Accordingly, we affirm the order of the Deputy Commissioner except that we vacate that portion of the order concerning civil penalties on the individual Petitioners and we remand for specific findings on which to base those civil penalties.
ORDER
AND NOW, this 7th day of January, 1993, the order of the Deputy Insurance Commissioner is affirmed except that we *559 vacate that portion of the order concerning civil penalties against individual Petitioners and we remand for specific findings on which to base those civil penalties.
Jurisdiction is relinquished.
NOTES
[1] An amended Order to Show Cause and an amended answer were subsequently filed.
[2] Section 208 of The Insurance Act of 1921, Act of May 17, 1921, P.L. 789, as amended, 40 P.S. § 46(a), provides:
No insurance company, association, or exchange of another state or foreign government shall do an insurance business within this Commonwealth without first having obtained a certificate of authority from the Insurance Commissioner authorizing such company, association or exchange to do such business.
[3] United also filed a Motion to Dismiss contending that the trust was organized under the Employee Retirement Income Security Act of 1974, 29 U.S.C. § 1001 et seq. (ERISA) and, therefore, United was preempted from state regulation. After the parties briefed the issue, the Hearing Officer denied the motion.
[4] The Deputy Commissioner held that state regulation was proper because, even if United was an ERISA organization, it was excluded from ERISA preemption under 29 U.S.C. § 1144(b)(6)(A)(ii) as a not fully insured "multi-employer welfare arrangement." United did not appeal the issue of ERISA preemption.
[5] The Deputy Commissioner's order also addressed United's duty to comply with the Insurance Act and required it to assure payment of claims against it. However, those aspects of the order are not at issue on appeal.
[6] In reviewing a decision of the Insurance Commissioner, this court must determine whether constitutional rights were violated, an error of law was committed, or findings of fact are unsupported by substantial evidence. Erie Insurance Exchange v. Foster, 121 Pa.Commonwealth Ct. 500, 551 A.2d 3 (1988).
[7] Similarly, the Special Procedure Rules in the Insurance Code provide only that "at the conclusion of an administrative hearing, . . . the matter will be adjudicated by the Insurance Commissioner." 31 Pa. Code § 56.2. Such a provision does not require an evidentiary hearing, as United suggests, but only requires an opportunity to be heard, and mandates that the final determination must be made by the Commissioner as opposed to a hearing officer.
[8] The General Rules provide in 1 Pa.Code § 35.180(a):
The presiding officer designated to preside at a hearing is authorized to rule upon any motion not formally acted upon by the agency head prior to the commencement of the hearing where immediate ruling is essential in order to proceed with the hearing, and upon any motion filed or made after the commencement of the hearing and prior to the submission or his proposed report in the proceedings, except that no motion made before or during a hearing, a ruling upon which would involve or constitute a final determination of the proceeding, shall be ruled upon by a presiding officer except as a part of his proposed report submitted after the conclusion of the hearing . . . The agency head will rule upon all other motions and upon such motions as presiding officers may certify to the agency head for disposition.

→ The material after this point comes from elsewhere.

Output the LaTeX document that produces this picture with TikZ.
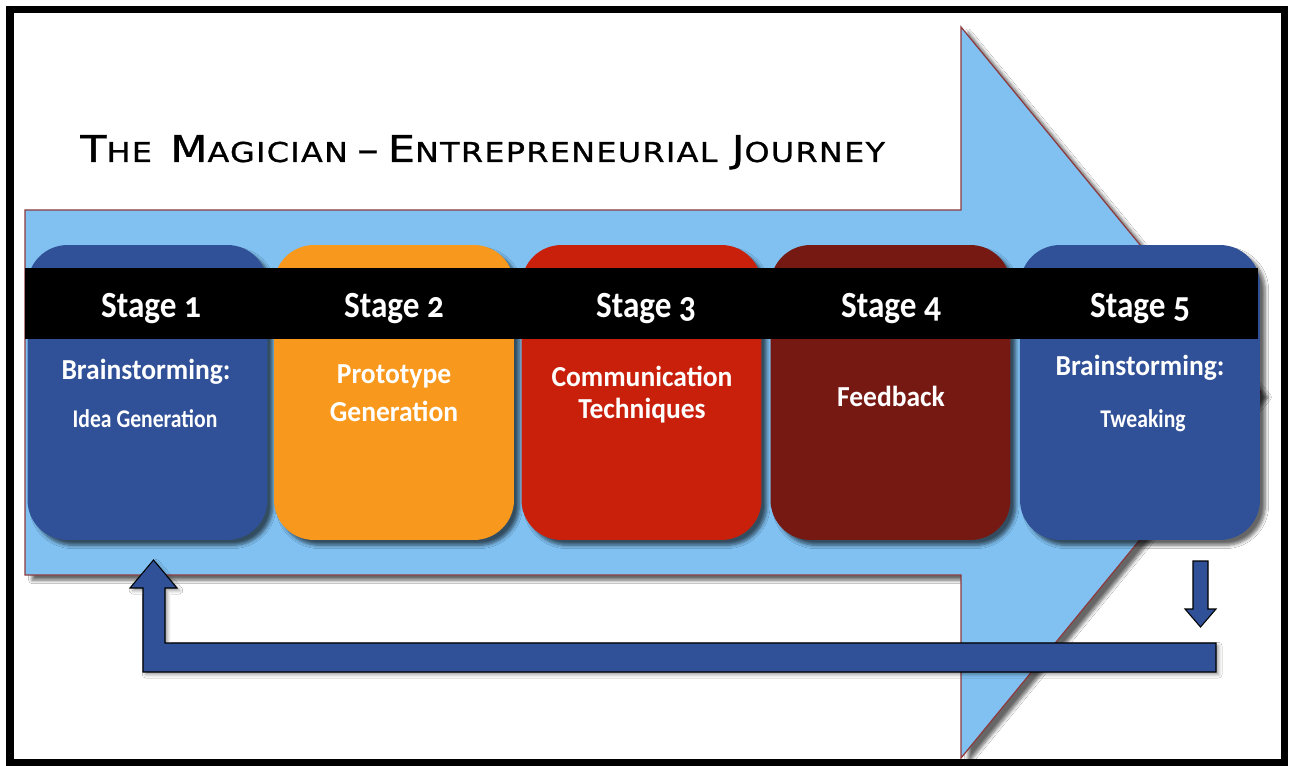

[9] Section 101 defines "company" as an incorporated insurance company licensed to insure under the laws of any state, district or foreign country. "Association" is defined as individuals or associations of individuals authorized to engage in the business of insurance in the Commonwealth on the Lloyd's plan. "Exchange" is defined as individuals, partnerships, corporations, authorized by the Commonwealth to exchange insurance contracts.
[10] Although as a one-judge opinion West Branch is not binding precedent, we recognize the persuasive value of the opinion and we agree with the analysis of the jurisdiction of the Insurance Department.
[11] Section 209 of the Insurance Act, 40 P.S. § 47, provides:
Any insurance company, association, or exchange doing an insurance business within this Commonwealth without a certificate of authority as required by this act shall be required to pay a civil penalty of not less than one thousand dollars ($1,000) nor more than ten thousand dollars ($10,000) for each offense, to be recovered on behalf of the Commonwealth.
Any person negotiating or soliciting any policy of insurance . . . collecting or forwarding premiums or delivering policies for any company, association, or exchange to which a certificate of authority has not been granted shall be deemed to be an agent of the company, association or exchange, in any legal proceedings brought against it. Such person shall be required to pay a civil penalty of not less than one thousand dollars ($1,000) nor more than ten thousand dollars ($10,000) for each offense to be recovered on behalf of the Commonwealth.
. . . . .
[12] Charles Zimmerman and David Harmer were named in the findings of fact as the individuals who solicited G.D.S. Control Systems and Martin's Auto Body to purchase the health benefits. (F.F. # 11-16, Adjudication of the Deputy Commissioner, April 29, 1992).